Set problem
Restate the listing that follows word for word, without its pictures.

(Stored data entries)
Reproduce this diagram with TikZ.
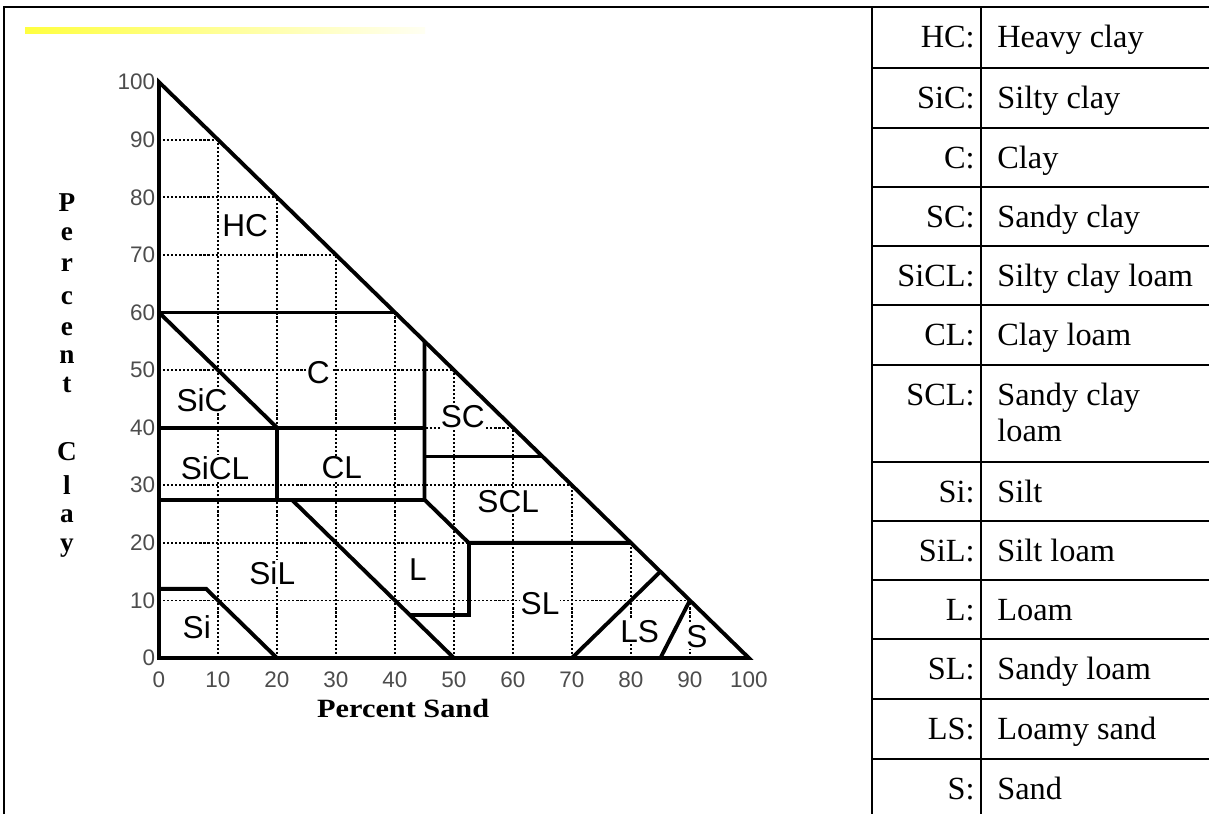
\documentclass[tikz,border=0pt]{standalone}
\usepackage{fontspec}
\setmainfont{Liberation Serif}
\newfontfamily\chartfont{Liberation Sans}
\usepackage{tikz}

\tikzset{
	rule/.style = {line width=1.4pt},
	region/.style = {line width=2.2pt, line join=miter},
	gridline/.style = {line width=1pt, dash pattern=on 1.2pt off 1.1pt},
	soil/.style = {font=\chartfont\fontsize{18}{20}\selectfont, fill=white, inner sep=0.6pt},
	tick/.style = {font=\chartfont\fontsize{12.8}{14}\selectfont, text=black!70, inner sep=1pt},
	abbr/.style = {anchor=base east, inner sep=0pt, font=\fontsize{18.4}{19.3}\selectfont},
	descr/.style = {anchor=base west, inner sep=0pt, font=\fontsize{18.4}{19.3}\selectfont},
	axislbl/.style = {font=\bfseries\fontsize{15.5}{17}\selectfont, inner sep=0pt}
}

\begin{document}
\begin{tikzpicture}[x=0.02cm, y=-0.02cm]
	\useasboundingbox (0,0) rectangle (1209,814);
	% table frame
	\draw [rule] (4,814) -- (4,7) -- (1209,7);
	\draw [rule] (872,7) -- (872,814);
	\draw [rule] (981,7) -- (981,814);
	\foreach \r in {68,128,187,246,305,365,462,521,580,639,699,759}
		\draw [rule] (872,\r) -- (1209,\r);
	\foreach \b/\ab/\ds/\nm in {47.5/HC/Heavy clay/hc, 108.5/SiC/Silty clay/sic,
		168.5/C/Clay/c, 227.5/SC/Sandy clay/sc, 286.5/SiCL/Silty clay loam/sicl,
		345.5/CL/Clay loam/cl, 502.5/Si/Silt/si, 561.5/SiL/Silt loam/sil,
		620.5/L/Loam/l, 679.5/SL/Sandy loam/sl, 739.5/LS/Loamy sand/ls, 799/S/Sand/s}
	{
		\node [abbr] (ab\nm) at (975,\b) {\ab:};
		\node [descr] (ds\nm) at (997,\b) {\ds};
	}
	\node [abbr] (abscl) at (975,405.5) {SCL:};
	\node [descr, anchor=north west, align=left, font=\fontsize{18.4}{20.5}\selectfont] (dsscl) at (997,383) {Sandy clay\\loam};
	% yellow strip
	\shade [left color=yellow!75, right color=yellow!5] (25,28) rectangle (425,34);
	% percent clay, letter by letter
	\foreach \ch/\yy [count=\k] in {P/203, e/234, r/265, c/298, e/329, n/357, t/385,
		C/452, l/485, a/516, y/548}
		\node [axislbl] (clay\k) at (67,\yy) {\ch};
	\begin{scope}[shift={(159,658)}, x=0.118cm, y=0.1152cm]
		\foreach \g in {10,20,...,90} {
			\draw [gridline] (\g,0) -- (\g,{100-\g});
			\draw [gridline] (0,\g) -- ({100-\g},\g);
		}
		\foreach \v in {0,10,...,100} {
			\node [tick, anchor=east] (yt\v) at (-0.3,\v) {\v};
			\node [tick] (xt\v) at (\v,-3.8) {\v};
		}
		\draw [region] (0,0) -- (0,100) -- (100,0) -- cycle;
		\draw [region] (0,60) -- (40,60);
		\draw [region] (0,60) -- (20,40);
		\draw [region] (0,40) -- (45,40);
		\draw [region] (20,40) -- (20,27.5);
		\draw [region] (0,27.5) -- (45,27.5);
		\draw [region] (45,55) -- (45,27.5) -- (52.5,20) -- (80,20);
		\draw [region] (45,35) -- (65,35);
		\draw [region] (22.5,27.5) -- (50,0);
		\draw [region] (42.5,7.5) -- (52.5,7.5) -- (52.5,20);
		\draw [region] (0,12) -- (8,12) -- (20,0);
		\draw [region] (70,0) -- (85,15);
		\draw [region] (85,0) -- (90,10);
		%\draw [region] (0,0) -- (100,0);
		\node [soil] (hc) at (14.6,75) {HC};
		\node [soil] (c) at (27,49.6) {C};
		\node [soil] (sic) at (7.3,44.8) {SiC};
		\node [soil] (sicl) at (9.5,33) {SiCL};
		\node [soil] (cl) at (31,33) {CL};
		\node [soil] (sil) at (19.2,14.8) {SiL};
		\node [soil] (si) at (6.4,5.4) {Si};
		\node [soil] (l) at (43.9,15.3) {L};
		\node [soil] (sc) at (51.5,41.9) {SC};
		\node [soil] (scl) at (59.2,27.1) {SCL};
		\node [soil] (sl) at (64.6,9.5) {SL};
		\node [soil] (ls) at (81.5,4.5) {LS};
		\node [soil] (s) at (91.2,3.7) {S};
		\node [axislbl, xscale=1.15, font=\bfseries\fontsize{15}{17}\selectfont] (sand) at (41.4,-8.7) {Percent Sand};
	\end{scope}
\end{tikzpicture}
\end{document}
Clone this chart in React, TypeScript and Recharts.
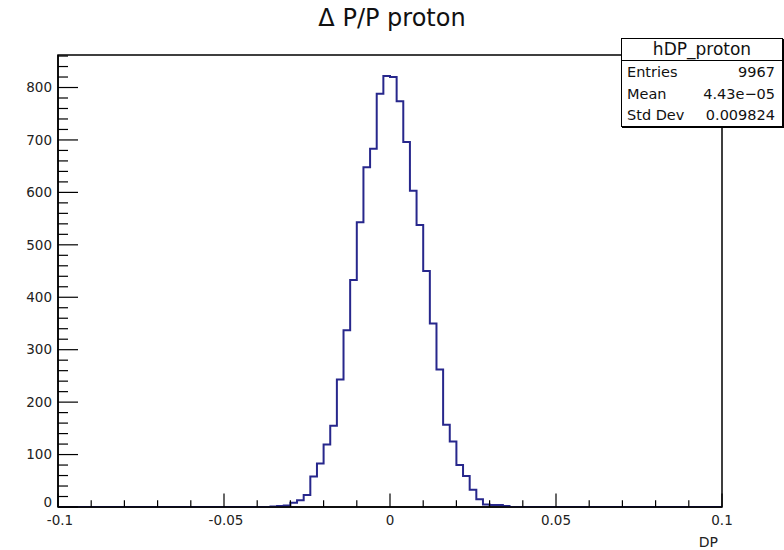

Exercise answer
Reproduce this diagram with TikZ.
\documentclass[tikz,border=0pt]{standalone}
\usepackage{fontspec}
\setmainfont{Liberation Serif}
\newfontfamily\chartfont{Liberation Sans}
\usepackage{tikz}

\tikzset{
	rule/.style = {line width=1.4pt},
	region/.style = {line width=2.2pt, line join=miter},
	gridline/.style = {line width=1pt, dash pattern=on 1.2pt off 1.1pt},
	soil/.style = {font=\chartfont\fontsize{18}{20}\selectfont, fill=white, inner sep=0.6pt},
	tick/.style = {font=\chartfont\fontsize{12.8}{14}\selectfont, text=black!70, inner sep=1pt},
	abbr/.style = {anchor=base east, inner sep=0pt, font=\fontsize{18.4}{19.3}\selectfont},
	descr/.style = {anchor=base west, inner sep=0pt, font=\fontsize{18.4}{19.3}\selectfont},
	axislbl/.style = {font=\bfseries\fontsize{15.5}{17}\selectfont, inner sep=0pt}
}

\begin{document}
\begin{tikzpicture}[x=0.02cm, y=-0.02cm]
	\useasboundingbox (0,0) rectangle (1209,814);
	% table frame
	\draw [rule] (4,814) -- (4,7) -- (1209,7);
	\draw [rule] (872,7) -- (872,814);
	\draw [rule] (981,7) -- (981,814);
	\foreach \r in {68,128,187,246,305,365,462,521,580,639,699,759}
		\draw [rule] (872,\r) -- (1209,\r);
	\foreach \b/\ab/\ds/\nm in {47.5/HC/Heavy clay/hc, 108.5/SiC/Silty clay/sic,
		168.5/C/Clay/c, 227.5/SC/Sandy clay/sc, 286.5/SiCL/Silty clay loam/sicl,
		345.5/CL/Clay loam/cl, 502.5/Si/Silt/si, 561.5/SiL/Silt loam/sil,
		620.5/L/Loam/l, 679.5/SL/Sandy loam/sl, 739.5/LS/Loamy sand/ls, 799/S/Sand/s}
	{
		\node [abbr] (ab\nm) at (975,\b) {\ab:};
		\node [descr] (ds\nm) at (997,\b) {\ds};
	}
	\node [abbr] (abscl) at (975,405.5) {SCL:};
	\node [descr, anchor=north west, align=left, font=\fontsize{18.4}{20.5}\selectfont] (dsscl) at (997,383) {Sandy clay\\loam};
	% yellow strip
	\shade [left color=yellow!75, right color=yellow!5] (25,28) rectangle (425,34);
	% percent clay, letter by letter
	\foreach \ch/\yy [count=\k] in {P/203, e/234, r/265, c/298, e/329, n/357, t/385,
		C/452, l/485, a/516, y/548}
		\node [axislbl] (clay\k) at (67,\yy) {\ch};
	\begin{scope}[shift={(159,658)}, x=0.118cm, y=0.1152cm]
		\foreach \g in {10,20,...,90} {
			\draw [gridline] (\g,0) -- (\g,{100-\g});
			\draw [gridline] (0,\g) -- ({100-\g},\g);
		}
		\foreach \v in {0,10,...,100} {
			\node [tick, anchor=east] (yt\v) at (-0.3,\v) {\v};
			\node [tick] (xt\v) at (\v,-3.8) {\v};
		}
		\draw [region] (0,0) -- (0,100) -- (100,0) -- cycle;
		\draw [region] (0,60) -- (40,60);
		\draw [region] (0,60) -- (20,40);
		\draw [region] (0,40) -- (45,40);
		\draw [region] (20,40) -- (20,27.5);
		\draw [region] (0,27.5) -- (45,27.5);
		\draw [region] (45,55) -- (45,27.5) -- (52.5,20) -- (80,20);
		\draw [region] (45,35) -- (65,35);
		\draw [region] (22.5,27.5) -- (50,0);
		\draw [region] (42.5,7.5) -- (52.5,7.5) -- (52.5,20);
		\draw [region] (0,12) -- (8,12) -- (20,0);
		\draw [region] (70,0) -- (85,15);
		\draw [region] (85,0) -- (90,10);
		%\draw [region] (0,0) -- (100,0);
		\node [soil] (hc) at (14.6,75) {HC};
		\node [soil] (c) at (27,49.6) {C};
		\node [soil] (sic) at (7.3,44.8) {SiC};
		\node [soil] (sicl) at (9.5,33) {SiCL};
		\node [soil] (cl) at (31,33) {CL};
		\node [soil] (sil) at (19.2,14.8) {SiL};
		\node [soil] (si) at (6.4,5.4) {Si};
		\node [soil] (l) at (43.9,15.3) {L};
		\node [soil] (sc) at (51.5,41.9) {SC};
		\node [soil] (scl) at (59.2,27.1) {SCL};
		\node [soil] (sl) at (64.6,9.5) {SL};
		\node [soil] (ls) at (81.5,4.5) {LS};
		\node [soil] (s) at (91.2,3.7) {S};
		\node [axislbl, xscale=1.15, font=\bfseries\fontsize{15}{17}\selectfont] (sand) at (41.4,-8.7) {Percent Sand};
	\end{scope}
\end{tikzpicture}
\end{document}
Clone this chart in React, TypeScript and Recharts.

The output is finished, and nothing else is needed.